Indian librarian (1890–1979)

Iyyanki Venkata Ramanayya or Ayyanki Venkata Ramanaiah (24 July 1890 – 1979) was an Indian public library activist.

== Accomplishments ==
Ramanayya never worked as a librarian in the technical sense but he founded thousands of public libraries throughout India, and South India in particular. P. Ramachandra Rao describes the Andhra Pradesh library movement;
In the general context of the national library movement, the Andhra library movement was conspicuous and significant, unique and described as “swayambhuv” (self-born) by Iyyanki Venkataramanayya. It was a social movement with popular participation, organised with democratic ideals, more for imbibing political consciousness and spreading literacy rather than for mere organisation of reading rooms and systematic libraries.

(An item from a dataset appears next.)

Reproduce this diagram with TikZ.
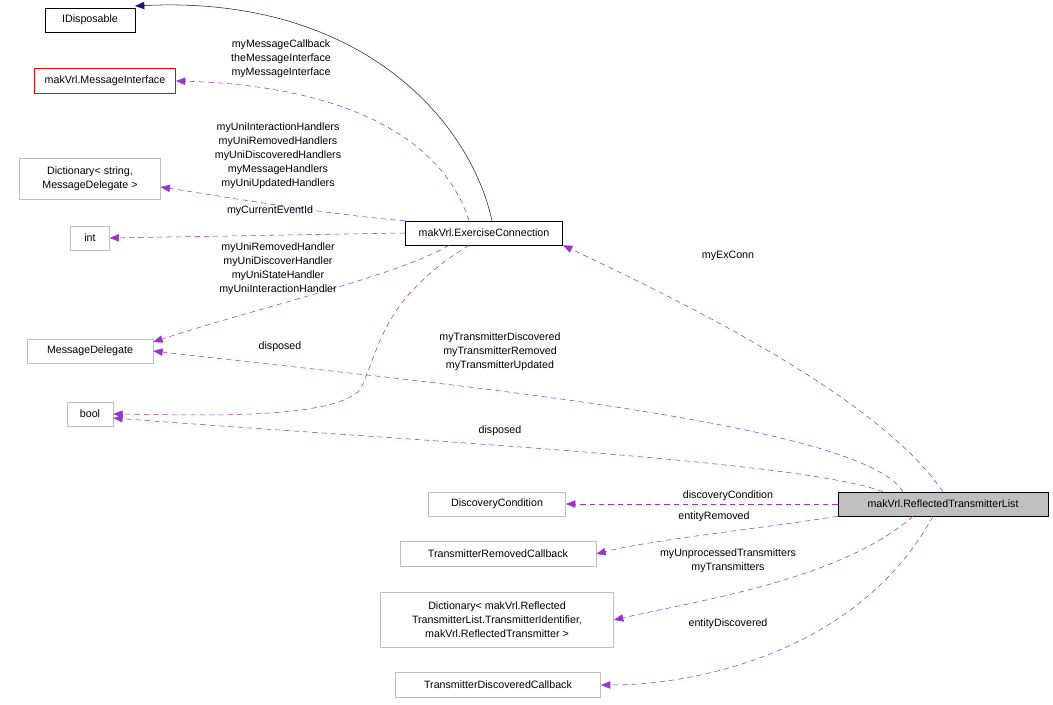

Ramanayya founded literary journals such as Andhra Bharati (ఆంధ్రభారతి) (1910), the first Telugu-language illustrated monthly, which informed people of Telugu related information. He also founded Grandhalaya Sarvaswam in Telugu in 1916, being the first professional journal on Library Science from Vijayawada, as well as the Indian Library Journal in 1924, which was the first professional journal on Library Science published in English from Vijayawada.

== Other works ==
Ramanayya organised hundreds of meetings and conferences at the national and state levels. People such as Rabindranath Tagore, P C Roy, and Chittaranjan Das were reception committee chairmen or presidents of different All India Public Library Conferences organised by him in various parts of India. He was the first secretary of the Andhra Pradesh Library Association along with N. Krishna Rad in 1914, as well as the All India Public Library Association which started in 1919.

== Legacy and awards ==
Ramanayya received the award of Granthalaya Pitamaha by the Maharajah of Baroda. The Indian government honoured him with the Padmashri award.

He was secretary for the Andhra Pradesh Library Association and organised an All India Library Meeting on 12 November 1912 in Madras. This meeting lead to the forming of the Indian Library Association.